# prepping new traps?



## wish2hunt (Apr 3, 2009)

I know this might be late in the year/too early for next year, but im trying to build up slowly for later this year.

I was just wondering if its neccassary to dye your new traps. From what i have read, i can see the importance or waxing, but im not too sure about the dye part.

And since im new at this, i would guess that you dye then wax? Right? Thats what seems logical to me, but like i said im new, so im asking.

Also, what do you guys use to melt your wax, and boil your dye in. My wife was not impressed when i said i was going to use her "good" pots. 

Thanks
James


----------



## xdeano (Jan 14, 2005)

James,

Your on the right track. Boil the traps to get the factory oil off then leave them sit out for a month and let them get a slight rust on them, or throw them in a bucket with water and let them sit until they get rusted some. This will allow the die to adhere to the surface a bit better.

As far as a pot to boil in, I've seen a lot of different ways of doing it. a 55gallon drum works really well. Cut it off about half way up the side, use a deep fat frier burner and go to town. Place a few bricks on the bottom so that the fire isn't in contact with the steel, it'll take the tension out of the springs. Beer Kegs work really well, stainless steel and they have handles.

I typically do a water bath for my was so it doesn't scorch, other wise it will turn black and smell. Just get another barrel and put your wax in that and place it in the pot you did your dyeing in.

You really don't need to dye your traps if you don't want to. All it does is make your traps dark like the ground and takes the shine out of the trap. It also helps a little in the preservation, but if you wax it really isn't necessary. Good dye - Logwood crystals, or speed dip. both work well, but the speed dip requires a petroleum product, either gas or coleman lantern fuel.

Don't use your wifes good pots, if you want to live tell trapping season, pick something up at the scrap yard.

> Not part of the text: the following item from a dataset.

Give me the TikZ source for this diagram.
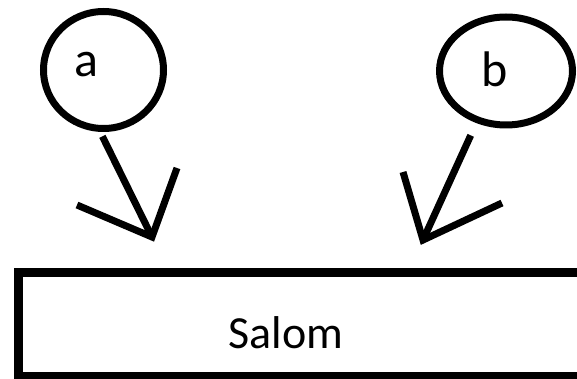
\documentclass[tikz,border=0pt]{standalone}
\usepackage{fontspec}
\setmainfont{Carlito}
\usetikzlibrary{shapes.geometric}
\begin{document}
\begin{tikzpicture}[x=1pt,y=-1pt,
  ink/.style={line width=7pt, draw=black},
  bubble/.style={ink, ellipse, inner sep=0pt, outer sep=0pt},
  letter/.style={font=\fontsize{50}{60}\selectfont, anchor=base, inner sep=0pt},
  arrowline/.style={ink, line join=miter, line cap=butt}]
\useasboundingbox (0,0) rectangle (577,379);
\clip (0,0) rectangle (577,379);
% bubbles
\node[bubble, minimum width=120pt, minimum height=117pt] (ca) at (103.5,70) {};
\node[bubble, minimum width=133pt, minimum height=108pt] (cb) at (506,71) {};
\node[letter] (ta) at (86,77) {a};
\node[letter] (tb) at (495,87) {b};
% box
\node[draw=black, line width=9pt, minimum width=622pt, minimum height=104pt, inner sep=0pt] (box) at (329,324) {};
\node[letter, font=\fontsize{46}{55}\selectfont] (lbl) at (286,348) {Salom};
% arrow a
\coordinate (tipa) at (152,237);
\coordinate (wa1) at (77,205);
\coordinate (wa2) at (177,168);
\draw[arrowline, shorten <=9pt] (ca.-95) -- (tipa);
\draw[arrowline] (wa1) -- (tipa) -- (wa2);
% arrow b
\coordinate (tipb) at (423,240);
\coordinate (wb1) at (403,172);
\coordinate (wb2) at (502,203);
\draw[arrowline, shorten <=17pt] (cb.-120) -- (tipb);
\draw[arrowline] (wb1) -- (tipb) -- (wb2);
\end{tikzpicture}
\end{document}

forgot to ask what traps that you will be prepping, if it's a water trap skip the wax. Land traps, if it were me, I'd dye and wax.

xdeano


----------



## bearhunter (Jan 30, 2009)

what is the purpase of waxing traps.????


----------



## KSCATMAN (Apr 17, 2009)

Waxing protects the trap, speeds it up and covers foreign odors.If you have a understanding wife throw them new traps in the dishwasher and set it on pot scrubber.Cleans them very well.K9 traps really don't need to be dyed.All Dying does is give the trap color for camoflauge.It does little to nothing for protection. You can just boil and wax K9 traps.They don't need the dye if they are burried anyway.


----------



## trapperbo (Mar 18, 2009)

Right on guys you beat me to the punch!


----------